▶ **What to do**
Set the lines down again exactly, first line through the line that contains "Sans Mono', 'Liberation", with no pictures.

▶ **Recorded information**
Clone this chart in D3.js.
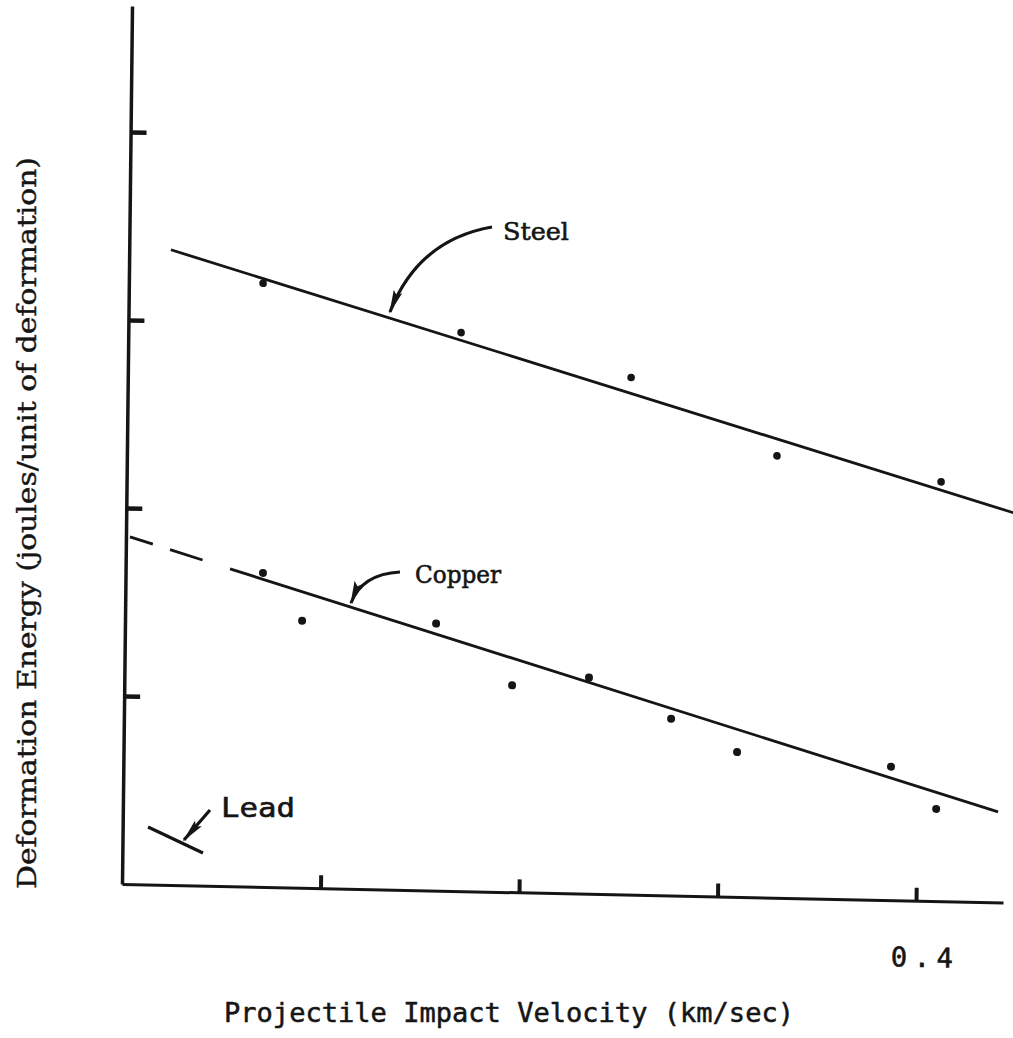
<!DOCTYPE html>
<html>
<head>
<meta charset="utf-8">
<script src="https://cdn.jsdelivr.net/npm/d3@7"></script>
<style>
    body { margin: 0; background: #fff; }
    svg { display: block; }
</style>
</head>
<body>
<div id="content"></div>
<script>
// ======= data =======
var steelVel = [0.0676, 0.1676, 0.2535, 0.3274, 0.4102];
var steelEnergy = [3.21, 2.97, 2.75, 2.35, 2.23];
var copperVel = [0.0692, 0.0892, 0.1567, 0.1953, 0.2340, 0.2756, 0.3090, 0.3866, 0.4096];
var copperEnergy = [1.67, 1.42, 1.42, 1.10, 1.15, 0.94, 0.77, 0.71, 0.49];

// fitted lines
var steelFitVel = [0.021, 0.447];
var steelFitEnergy = [3.378, 2.073];
var copperFitVel = [0.0526, 0.4408];
var copperFitEnergy = [1.688, 0.481];
var copperExtrapVel = [0.002, 0.0526];
var copperExtrapEnergy = [1.847, 1.688];
var leadFitVel = [0.0128, 0.0406];
var leadFitEnergy = [0.306, 0.174];

// axes
var xTicks = [0.1, 0.2, 0.3, 0.4];
var xTickLabels = ["", "", "", "0.4"];
var yTicks = [1, 2, 3, 4];
var xMax = 0.4438;
var yMax = 4.67;

var xTitle = "Projectile Impact Velocity (km/sec)";
var yTitle = "Deformation Energy (joules/unit of deformation)";

function zip(xs, ys) {
    return xs.map(function(x, i) { return [x, ys[i]]; });
}

// ======= formatting =======
var width = 1013;
var height = 1038;
var origin = {x: 122, y: 884};
var plotW = 881;
var plotH = 878;
var ink = "#151515";
var serif = "'DejaVu Serif', 'Liberation Serif', serif";
var mono = "'DejaVu Sans Mono', 'Liberation Mono', monospace";

// ======= scales =======
var xScale = d3.scaleLinear().domain([0, xMax]).range([0, plotW]);
var yScale = d3.scaleLinear().domain([0, yMax]).range([0, -plotH]);

// ======= elements =======
var svg = d3.select("#content")
    .append("svg")
        .attr("width", width)
        .attr("height", height);

svg.append("rect")
    .attr("width", width)
    .attr("height", height)
    .attr("fill", "#fff");

var defs = svg.append("defs");
defs.append("marker")
    .attr("id", "head")
    .attr("markerUnits", "userSpaceOnUse")
    .attr("viewBox", "0 -7 24 14")
    .attr("markerWidth", 24)
    .attr("markerHeight", 14)
    .attr("refX", 22)
    .attr("refY", 0)
    .attr("orient", "auto")
    .append("path")
        .attr("d", "M0,-4.5 L24,0 L0,4.5 L4,0 z")
        .attr("fill", ink);

// the scan is a little skewed, so the plot frame is too
var plot = svg.append("g")
    .attr("transform", "translate(" + origin.x + "," + origin.y + ") matrix(1,0.021,-0.0114,1,0,0)");

// ======= x axis =======
var xAxis = plot.append("g")
    .attr("class", "axis axis-x")
    .call(d3.axisBottom(xScale)
        .tickValues(xTicks)
        .tickSizeInner(-13)
        .tickSizeOuter(0)
        .tickPadding(47)
        .tickFormat(function(d, i) { return xTickLabels[i]; }));
xAxis.select(".domain").attr("stroke", ink).attr("stroke-width", 3);
xAxis.selectAll(".tick line").attr("stroke", ink).attr("stroke-width", 4);
xAxis.selectAll(".tick text")
    .attr("fill", ink)
    .attr("stroke", ink)
    .attr("stroke-width", 0.6)
    .attr("dx", 6)
    .attr("textLength", 62)
    .attr("lengthAdjust", "spacing")
    .style("font-family", mono)
    .style("font-size", "27px");

// ======= y axis =======
var yAxis = plot.append("g")
    .attr("class", "axis axis-y")
    .call(d3.axisLeft(yScale)
        .tickValues(yTicks)
        .tickSizeInner(-16)
        .tickSizeOuter(0)
        .tickFormat(""));
yAxis.select(".domain").attr("stroke", ink).attr("stroke-width", 3.5);
yAxis.selectAll(".tick line").attr("stroke", ink).attr("stroke-width", 4.5);

// ======= fitted lines =======
var line = d3.line()
    .x(function(d) { return xScale(d[0]); })
    .y(function(d) { return yScale(d[1]); });

plot.append("path")
    .datum(zip(steelFitVel, steelFitEnergy))
    .attr("d", line)
    .attr("fill", "none")
    .attr("stroke", ink)
    .attr("stroke-width", 2.8);

plot.append("path")
    .datum(zip(copperFitVel, copperFitEnergy))
    .attr("d", line)
    .attr("fill", "none")
    .attr("stroke", ink)
    .attr("stroke-width", 2.8);

plot.append("path")
    .datum(zip(copperExtrapVel, copperExtrapEnergy))
    .attr("d", line)
    .attr("fill", "none")
    .attr("stroke", ink)
    .attr("stroke-width", 2.8)
    .attr("stroke-dasharray", "24,18,34,40");

plot.append("path")
    .datum(zip(leadFitVel, leadFitEnergy))
    .attr("d", line)
    .attr("fill", "none")
    .attr("stroke", ink)
    .attr("stroke-width", 3.2);

// ======= points =======
plot.append("g")
    .selectAll("circle")
    .data(zip(steelVel, steelEnergy))
    .enter()
    .append("circle")
        .attr("cx", function(d) { return xScale(d[0]); })
        .attr("cy", function(d) { return yScale(d[1]); })
        .attr("r", 3.8)
        .attr("fill", ink);

plot.append("g")
    .selectAll("circle")
    .data(zip(copperVel, copperEnergy))
    .enter()
    .append("circle")
        .attr("cx", function(d) { return xScale(d[0]); })
        .attr("cy", function(d) { return yScale(d[1]); })
        .attr("r", 4)
        .attr("fill", ink);

// ======= annotations =======
var notes = svg.append("g").attr("class", "notes");

function arrow(d) {
    notes.append("path")
        .attr("d", d)
        .attr("fill", "none")
        .attr("stroke", ink)
        .attr("stroke-width", 3.2)
        .attr("marker-end", "url(#head)");
}

function label(txt, x, y, len, family, size) {
    notes.append("text")
        .attr("x", x).attr("y", y)
        .attr("textLength", len)
        .attr("lengthAdjust", "spacingAndGlyphs")
        .attr("fill", ink)
        .attr("stroke", ink)
        .attr("stroke-width", 0.6)
        .style("font-family", family)
        .style("font-size", size + "px")
        .text(txt);
}

arrow("M492,227 Q418,240 390,312");
arrow("M400,572 Q362,574 351,603");
arrow("M210,810 L184,840");

label("Steel", 503, 240, 66, serif, 25);
label("Copper", 415, 583, 86, serif, 25);
label("Lead", 221, 817, 74, mono, 27);

// ======= axis titles =======
notes.append("text")
    .attr("x", 224).attr("y", 1022)
    .attr("textLength", 570)
    .attr("lengthAdjust", "spacingAndGlyphs")
    .attr("fill", ink)
    .attr("stroke", ink)
    .attr("stroke-width", 0.5)
    .style("font-family", mono)
    .style("font-size", "26px")
    .text(xTitle);

notes.append("text")
    .attr("transform", "translate(36,523) rotate(-90)")
    .attr("text-anchor", "middle")
    .attr("textLength", 732)
    .attr("lengthAdjust", "spacingAndGlyphs")
    .attr("fill", ink)
    .attr("stroke", ink)
    .attr("stroke-width", 0.4)
    .style("font-family", serif)
    .style("font-size", "26px")
    .text(yTitle);
</script>
</body>
</html>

▶ **Result of this exercise**
Clone this chart in D3.js.
<!DOCTYPE html>
<html>
<head>
<meta charset="utf-8">
<script src="https://cdn.jsdelivr.net/npm/d3@7"></script>
<style>
    body { margin: 0; background: #fff; }
    svg { display: block; }
</style>
</head>
<body>
<div id="content"></div>
<script>
// ======= data =======
var steelVel = [0.0676, 0.1676, 0.2535, 0.3274, 0.4102];
var steelEnergy = [3.21, 2.97, 2.75, 2.35, 2.23];
var copperVel = [0.0692, 0.0892, 0.1567, 0.1953, 0.2340, 0.2756, 0.3090, 0.3866, 0.4096];
var copperEnergy = [1.67, 1.42, 1.42, 1.10, 1.15, 0.94, 0.77, 0.71, 0.49];

// fitted lines
var steelFitVel = [0.021, 0.447];
var steelFitEnergy = [3.378, 2.073];
var copperFitVel = [0.0526, 0.4408];
var copperFitEnergy = [1.688, 0.481];
var copperExtrapVel = [0.002, 0.0526];
var copperExtrapEnergy = [1.847, 1.688];
var leadFitVel = [0.0128, 0.0406];
var leadFitEnergy = [0.306, 0.174];

// axes
var xTicks = [0.1, 0.2, 0.3, 0.4];
var xTickLabels = ["", "", "", "0.4"];
var yTicks = [1, 2, 3, 4];
var xMax = 0.4438;
var yMax = 4.67;

var xTitle = "Projectile Impact Velocity (km/sec)";
var yTitle = "Deformation Energy (joules/unit of deformation)";

function zip(xs, ys) {
    return xs.map(function(x, i) { return [x, ys[i]]; });
}

// ======= formatting =======
var width = 1013;
var height = 1038;
var origin = {x: 122, y: 884};
var plotW = 881;
var plotH = 878;
var ink = "#151515";
var serif = "'DejaVu Serif', 'Liberation Serif', serif";
var mono = "'DejaVu Sans Mono', 'Liberation Mono', monospace";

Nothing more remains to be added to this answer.